I suppose I am different than most people…no, I know I am different than most people, but I suppose I am different than most show dog owners. I have no kennel runs, no exercise paddocks, no dog room…well, I do have a dog room. It is any room I am in at the time. Wherever I am, my Cairn (DeeDee), IG (Pepe) and Scottie (Bernie) will be too. This normally works out fine.
My day begins with the dogs waking me between 6:30 and 7:00 to be let out. (Hopefully that will change to 7:30 to 8:00 on Sunday when we switch over to Daylight Savings time.) After a short romp in the backyard, they will all demand to be let back in for breakfast. After breakfast, we all return the backyard for a cup of tea & some serious squirrel threatening (I can’t really call it hunting. They almost never catch anything).

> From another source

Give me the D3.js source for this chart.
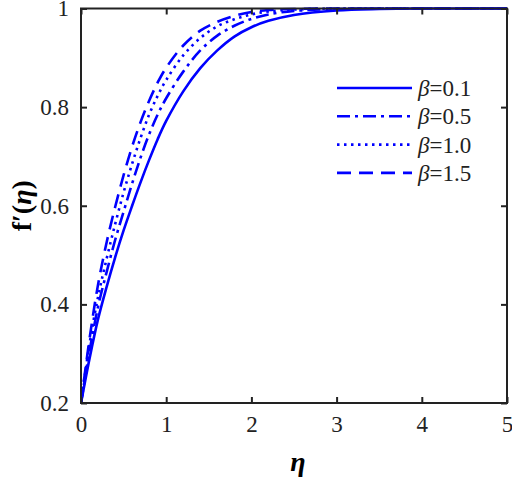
<!DOCTYPE html>
<html>
<head>
<meta charset="utf-8">
<script src="https://cdn.jsdelivr.net/npm/d3@7"></script>
<style>
  html, body { margin: 0; padding: 0; background: #fff; }
  svg { display: block; }
  svg text { font-family: "Liberation Serif", "Times New Roman", serif; }
</style>
</head>
<body>
<div id="chart"></div>
<script>
// eta grid
const eta = [0, 0.1, 0.2, 0.3, 0.4, 0.5, 0.6, 0.7, 0.8, 0.9, 1.0, 1.2, 1.4, 1.6, 1.8, 2.0, 2.2, 2.5, 3.0, 3.5, 4.0, 5.0];

const beta01 = [0.2, 0.29, 0.37, 0.435, 0.495, 0.55, 0.60, 0.648, 0.693, 0.735, 0.772, 0.832, 0.879, 0.915, 0.943, 0.962, 0.975, 0.987, 0.996, 0.999, 1.0, 1.0];
const beta05 = [0.2, 0.305, 0.395, 0.465, 0.53, 0.588, 0.645, 0.698, 0.745, 0.785, 0.818, 0.872, 0.915, 0.945, 0.965, 0.979, 0.988, 0.995, 0.999, 1.0, 1.0, 1.0];
const beta10 = [0.2, 0.32, 0.415, 0.492, 0.562, 0.627, 0.685, 0.738, 0.785, 0.823, 0.855, 0.905, 0.94, 0.964, 0.978, 0.988, 0.994, 0.998, 1.0, 1.0, 1.0, 1.0];
const beta15 = [0.2, 0.33, 0.44, 0.525, 0.597, 0.662, 0.72, 0.77, 0.813, 0.85, 0.88, 0.925, 0.955, 0.973, 0.985, 0.993, 0.997, 0.999, 1.0, 1.0, 1.0, 1.0];

const legendLabels = ["0.1", "0.5", "1.0", "1.5"];
const xTicks = [0, 1, 2, 3, 4, 5];
const yTicks = [0.2, 0.4, 0.6, 0.8, 1];

const width = 512, height = 480;
const margin = { left: 81, right: 5, top: 8.5, bottom: 77 };
const serif = "Liberation Serif, Times New Roman, serif";

const series = [
  { label: legendLabels[0], values: beta01, dash: null },
  { label: legendLabels[1], values: beta05, dash: "13,5,3,5" },
  { label: legendLabels[2], values: beta10, dash: "2.5,4.5" },
  { label: legendLabels[3], values: beta15, dash: "14,8" }
];

const x = d3.scaleLinear().domain([0, 5]).range([margin.left, width - margin.right]);
const y = d3.scaleLinear().domain([0.2, 1]).range([height - margin.bottom, margin.top]);

const svg = d3.select("#chart")
  .append("svg")
  .attr("width", width)
  .attr("height", height)
  .attr("font-family", serif);

svg.append("clipPath").attr("id", "clip")
  .append("rect")
  .attr("x", x(0)).attr("y", y(1) - 2)
  .attr("width", x(5) - x(0)).attr("height", y(0.2) - y(1) + 2);

const line = d3.line()
  .x((d, i) => x(eta[i]))
  .y((d) => y(d))
  .curve(d3.curveCatmullRom.alpha(0.5));

svg.append("g")
  .attr("clip-path", "url(#clip)")
  .selectAll("path")
  .data(series)
  .join("path")
  .attr("fill", "none")
  .attr("stroke", "#0000ff")
  .attr("stroke-width", 2.6)
  .attr("stroke-dasharray", (d) => d.dash)
  .attr("d", (d) => line(d.values));

// axes: ticks point inward, on all four sides
const tickLen = 6;
const styleAxis = (g) => {
  g.attr("font-family", serif);
  g.select(".domain").remove();
  g.selectAll("text").attr("font-size", 23).attr("fill", "#222");
};

svg.append("g")
  .attr("transform", `translate(0,${y(0.2)})`)
  .call(d3.axisBottom(x).tickValues(xTicks).tickSize(-tickLen).tickPadding(13).tickFormat(d3.format("d")))
  .call(styleAxis);

svg.append("g")
  .attr("transform", `translate(0,${y(1)})`)
  .call(d3.axisTop(x).tickValues(xTicks).tickSize(-tickLen).tickFormat(""))
  .call(styleAxis);

svg.append("g")
  .attr("transform", `translate(${x(0)},0)`)
  .call(d3.axisLeft(y).tickValues(yTicks).tickSize(-tickLen).tickPadding(12).tickFormat((d) => d === 1 ? "1" : d3.format(".1f")(d)))
  .call(styleAxis);

svg.append("g")
  .attr("transform", `translate(${x(5)},0)`)
  .call(d3.axisRight(y).tickValues(yTicks).tickSize(-tickLen).tickFormat(""))
  .call(styleAxis);

svg.selectAll(".tick line").attr("stroke", "#222").attr("stroke-width", 2);

svg.append("rect")
  .attr("x", x(0)).attr("y", y(1))
  .attr("width", x(5) - x(0)).attr("height", y(0.2) - y(1))
  .attr("fill", "none")
  .attr("stroke", "#222")
  .attr("stroke-width", 2);

// axis titles
svg.append("text")
  .attr("x", (x(0) + x(5)) / 2 + 4)
  .attr("y", 471)
  .attr("text-anchor", "middle")
  .attr("font-size", 28)
  .attr("font-weight", "bold")
  .attr("font-style", "italic")
  .text("η");

const yTitle = svg.append("text")
  .attr("transform", `translate(31,${(y(0.2) + y(1)) / 2}) rotate(-90)`)
  .attr("text-anchor", "middle")
  .attr("font-size", 28)
  .attr("font-weight", "bold");
yTitle.append("tspan").text("f′(");
yTitle.append("tspan").attr("font-style", "italic").text("η");
yTitle.append("tspan").text(")");

// legend
const legend = svg.append("g")
  .selectAll("g")
  .data(series)
  .join("g")
  .attr("transform", (d, i) => `translate(337,${88 + i * 28.3})`);

legend.append("line")
  .attr("x1", 0).attr("x2", 75)
  .attr("stroke", "#0000ff")
  .attr("stroke-width", 2.6)
  .attr("stroke-dasharray", (d) => d.dash);

const legendText = legend.append("text")
  .attr("x", 81)
  .attr("y", 8)
  .attr("font-size", 23)
  .attr("fill", "#222");
legendText.append("tspan").attr("font-style", "italic").text("β");
legendText.append("tspan").text((d) => "=" + d.label);
</script>
</body>
</html>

Hopefully by 8:00, I can sit down at the computer and begin answering e-mails and reviewing unpublished show reports, while the Terriers post up at the window to object to anyone who dares walk down the street. Even though it’s a deadend street and the dogs have lived here all their lives, they still object to sharing it with the neighbors, much less the occasional stranger. Their vigilance soon turns to boredom and a mid-morning nap. The rest of the day is filled with me exercising and entertaining the dogs and me trying to get in some computer time in between while the dogs are napping.

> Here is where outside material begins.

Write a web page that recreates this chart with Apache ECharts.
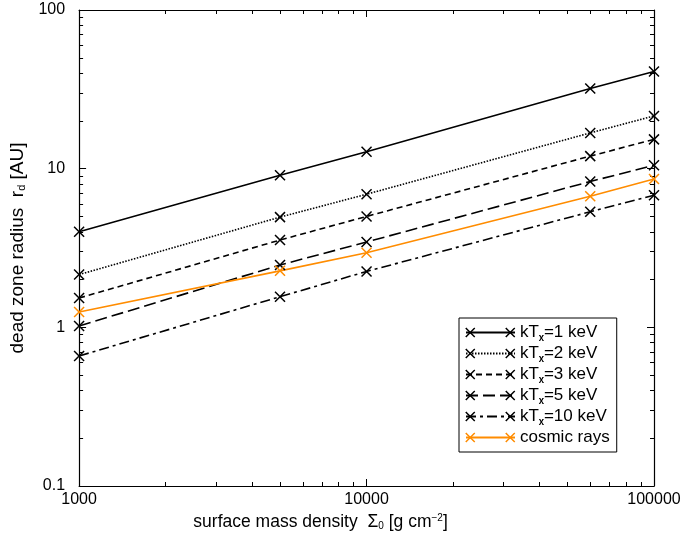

But that’s the normal routine, the relative tranquility of which is totally destroyed when DeeDee comes into season. It was bad enough when the very laid-back Bernie was the only male in the house, but now that the totally hyper Pepe is with us, her “time” becomes a surreal episode of the “Dog Whisperer.” To make a bad situation worse, DeeDee is one of those alpha bitches that insists on coming into season three times a year. (She also lifts her leg just to be one of the guys.) As soon as DeeDee and the boys let me know that chaos is near, DeeDee becomes a resident of the downstairs bath, which affords us the security of placing two closed doors between the boys and her.

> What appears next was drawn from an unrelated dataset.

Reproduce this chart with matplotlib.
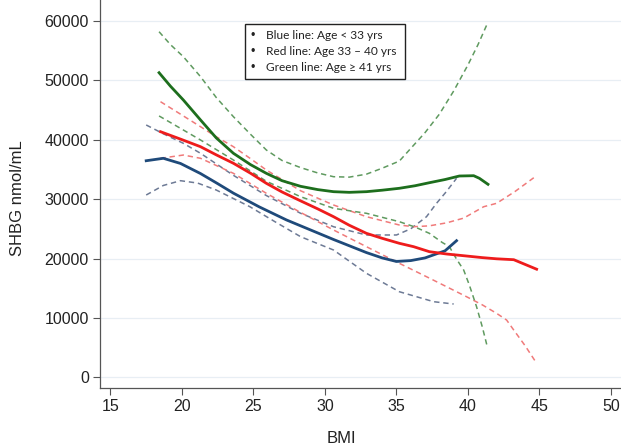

Now, feeding and exercise time become more logistically complex than a Navy Seals raid on an Al Qaeda safe house. Before exercising and feeding the wanton DeeDee, the boys must be corralled and placed in the heavy-duty steel crates, the ones with double latches and chew-proof walls. While the Pepe screams in protest and Bernie sulks, I accompany DeeDee outside for 15 minutes of leaving her calling card at every available part of the backyard. I dare not just open the door and let her go about her business; this girl needs more chaperones than a Sicilian 15-year-old. She is then returned to her cloister, and the frat boys are released. They immediately hit the backyard on a sexually charged Easter egg hunt. Now & then tensions will boil over, usually when Pepe suggests an alternative lifestyle. This inevitably results in Pepe hiding under my chair rethinking what seemed like a good idea.
Happily, DeeDee will be out on parole in a couple of days and life will return to normal, well, normal for this show dog owner. (I did tell you that the Cat Fanciers Association allows you to show spays & neuters in separate competition, right?) And that’s today’s Back Story.